Supplied data:
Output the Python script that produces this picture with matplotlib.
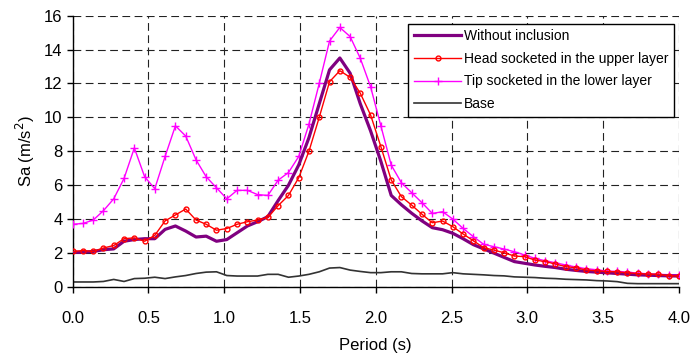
import numpy as np
import matplotlib
matplotlib.use("Agg")
from matplotlib import pyplot as plt

plt.rcParams['font.family'] = ['Liberation Sans', 'DejaVu Sans']

# period grid (s), 60 samples between 0 and 4 s
period = [0.000, 0.068, 0.136, 0.203, 0.271, 0.339, 0.407, 0.475, 0.542, 0.610,
          0.678, 0.746, 0.814, 0.881, 0.949, 1.017, 1.085, 1.153, 1.220, 1.288,
          1.356, 1.424, 1.492, 1.559, 1.627, 1.695, 1.763, 1.831, 1.898, 1.966,
          2.034, 2.102, 2.169, 2.237, 2.305, 2.373, 2.441, 2.508, 2.576, 2.644,
          2.712, 2.780, 2.847, 2.915, 2.983, 3.051, 3.119, 3.186, 3.254, 3.322,
          3.390, 3.458, 3.525, 3.593, 3.661, 3.729, 3.797, 3.864, 3.932, 4.000]

without_inclusion = [2.05, 2.05, 2.10, 2.20, 2.25, 2.70, 2.80, 2.85, 2.85, 3.40,
                     3.60, 3.30, 2.95, 3.00, 2.70, 2.80, 3.20, 3.60, 3.85, 4.15,
                     5.10, 6.00, 7.20, 8.80, 10.8, 12.8, 13.5, 12.6, 10.8, 9.20,
                     7.40, 5.40, 4.85, 4.35, 3.90, 3.50, 3.38, 3.17, 2.85, 2.50,
                     2.25, 2.00, 1.75, 1.50, 1.40, 1.30, 1.22, 1.15, 1.05, 0.98,
                     0.92, 0.88, 0.84, 0.80, 0.76, 0.72, 0.70, 0.68, 0.66, 0.65]

head_upper = [2.10, 2.15, 2.10, 2.30, 2.45, 2.85, 2.90, 2.70, 3.05, 3.90,
              4.25, 4.60, 3.95, 3.70, 3.35, 3.45, 3.70, 3.85, 3.95, 4.10,
              4.80, 5.40, 6.45, 8.00, 10.0, 12.1, 12.75, 12.36, 11.42, 10.14,
              8.27, 6.31, 5.33, 4.83, 4.29, 3.79, 3.89, 3.56, 3.13, 2.73,
              2.32, 2.18, 2.02, 1.83, 1.79, 1.59, 1.50, 1.36, 1.20, 1.14,
              1.00, 0.96, 0.92, 0.90, 0.84, 0.80, 0.76, 0.76, 0.66, 0.66]

tip_lower = [3.70, 3.75, 3.95, 4.50, 5.20, 6.40, 8.20, 6.50, 5.80, 7.70,
             9.50, 8.90, 7.50, 6.50, 5.85, 5.20, 5.70, 5.70, 5.45, 5.40,
             6.30, 6.75, 7.70, 9.60, 12.0, 14.5, 15.3, 14.76, 13.48, 11.8,
             9.49, 7.19, 6.15, 5.56, 4.97, 4.34, 4.44, 4.01, 3.46, 2.97,
             2.52, 2.38, 2.24, 2.08, 1.89, 1.69, 1.55, 1.43, 1.30, 1.18,
             1.08, 1.02, 0.94, 0.92, 0.88, 0.82, 0.78, 0.75, 0.73, 0.73]

base = [0.30, 0.30, 0.30, 0.33, 0.45, 0.33, 0.50, 0.52, 0.58, 0.50,
        0.60, 0.68, 0.80, 0.88, 0.90, 0.68, 0.65, 0.65, 0.65, 0.75,
        0.75, 0.58, 0.65, 0.75, 0.90, 1.12, 1.15, 1.00, 0.92, 0.85,
        0.85, 0.90, 0.90, 0.80, 0.78, 0.78, 0.78, 0.85, 0.78, 0.75,
        0.72, 0.68, 0.66, 0.60, 0.58, 0.56, 0.52, 0.50, 0.46, 0.44,
        0.42, 0.38, 0.36, 0.32, 0.22, 0.20, 0.20, 0.20, 0.20, 0.20]

xticks = [0.0, 0.5, 1.0, 1.5, 2.0, 2.5, 3.0, 3.5, 4.0]
yticks = [0, 2, 4, 6, 8, 10, 12, 14, 16]

fig = plt.figure(figsize=(6.92, 3.62), dpi=100)
ax = fig.add_axes([0.105, 0.207, 0.876, 0.75])

ax.plot(period, without_inclusion, color='#800080', lw=2.3, label='Without inclusion', zorder=4)
ax.plot(period, head_upper, color='#ff0000', lw=1.0, marker='o', ms=3.5, mfc='none',
        mew=1.0, label='Head socketed in the upper layer', zorder=5)
ax.plot(period, tip_lower, color='#ff00ff', lw=1.0, marker='+', ms=6, mew=1.0,
        label='Tip socketed in the lower layer', zorder=3)
ax.plot(period, base, color='#333333', lw=1.2, label='Base', zorder=2)

ax.set_xlim(0, 4)
ax.set_ylim(0, 16)
ax.set_xticks(xticks)
ax.set_xticklabels([f'{t:.1f}' for t in xticks])
ax.set_yticks(yticks)

ax.grid(True, color='#222222', linestyle=(0, (7, 4)), linewidth=0.8)
ax.spines['top'].set_visible(False)
ax.spines['right'].set_visible(False)
ax.spines['left'].set_linewidth(1.0)
ax.spines['bottom'].set_linewidth(1.0)
ax.tick_params(axis='both', direction='out', length=4.2, width=1.0, labelsize=12)
ax.tick_params(axis='x', pad=13)
ax.tick_params(axis='y', pad=3)

ax.set_xlabel('Period (s)', fontsize=12, labelpad=9)
ax.set_ylabel('Sa (m/s$^2$)', fontsize=12, labelpad=5)

leg = ax.legend(loc='upper right', bbox_to_anchor=(0.992, 0.970), fontsize=10,
                frameon=True, fancybox=False, framealpha=1, edgecolor='black',
                handlelength=3.4, handletextpad=0.2, labelspacing=0.62,
                borderpad=0.4, numpoints=1, borderaxespad=0)
leg.get_frame().set_linewidth(1.0)

fig.savefig('out.png', dpi=100)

Challenge:
Every line from the start of the listing above through the line with "1.00, 0.96, 0.92, 0.90, 0.84, 0.80, 0.76, 0.76, 0.66, 0.66]" should be repeated exactly; skip the pictures and add nothing else.

Task response:
Output the Python script that produces this picture with matplotlib.
import numpy as np
import matplotlib
matplotlib.use("Agg")
from matplotlib import pyplot as plt

plt.rcParams['font.family'] = ['Liberation Sans', 'DejaVu Sans']

# period grid (s), 60 samples between 0 and 4 s
period = [0.000, 0.068, 0.136, 0.203, 0.271, 0.339, 0.407, 0.475, 0.542, 0.610,
          0.678, 0.746, 0.814, 0.881, 0.949, 1.017, 1.085, 1.153, 1.220, 1.288,
          1.356, 1.424, 1.492, 1.559, 1.627, 1.695, 1.763, 1.831, 1.898, 1.966,
          2.034, 2.102, 2.169, 2.237, 2.305, 2.373, 2.441, 2.508, 2.576, 2.644,
          2.712, 2.780, 2.847, 2.915, 2.983, 3.051, 3.119, 3.186, 3.254, 3.322,
          3.390, 3.458, 3.525, 3.593, 3.661, 3.729, 3.797, 3.864, 3.932, 4.000]

without_inclusion = [2.05, 2.05, 2.10, 2.20, 2.25, 2.70, 2.80, 2.85, 2.85, 3.40,
                     3.60, 3.30, 2.95, 3.00, 2.70, 2.80, 3.20, 3.60, 3.85, 4.15,
                     5.10, 6.00, 7.20, 8.80, 10.8, 12.8, 13.5, 12.6, 10.8, 9.20,
                     7.40, 5.40, 4.85, 4.35, 3.90, 3.50, 3.38, 3.17, 2.85, 2.50,
                     2.25, 2.00, 1.75, 1.50, 1.40, 1.30, 1.22, 1.15, 1.05, 0.98,
                     0.92, 0.88, 0.84, 0.80, 0.76, 0.72, 0.70, 0.68, 0.66, 0.65]

head_upper = [2.10, 2.15, 2.10, 2.30, 2.45, 2.85, 2.90, 2.70, 3.05, 3.90,
              4.25, 4.60, 3.95, 3.70, 3.35, 3.45, 3.70, 3.85, 3.95, 4.10,
              4.80, 5.40, 6.45, 8.00, 10.0, 12.1, 12.75, 12.36, 11.42, 10.14,
              8.27, 6.31, 5.33, 4.83, 4.29, 3.79, 3.89, 3.56, 3.13, 2.73,
              2.32, 2.18, 2.02, 1.83, 1.79, 1.59, 1.50, 1.36, 1.20, 1.14,
              1.00, 0.96, 0.92, 0.90, 0.84, 0.80, 0.76, 0.76, 0.66, 0.66]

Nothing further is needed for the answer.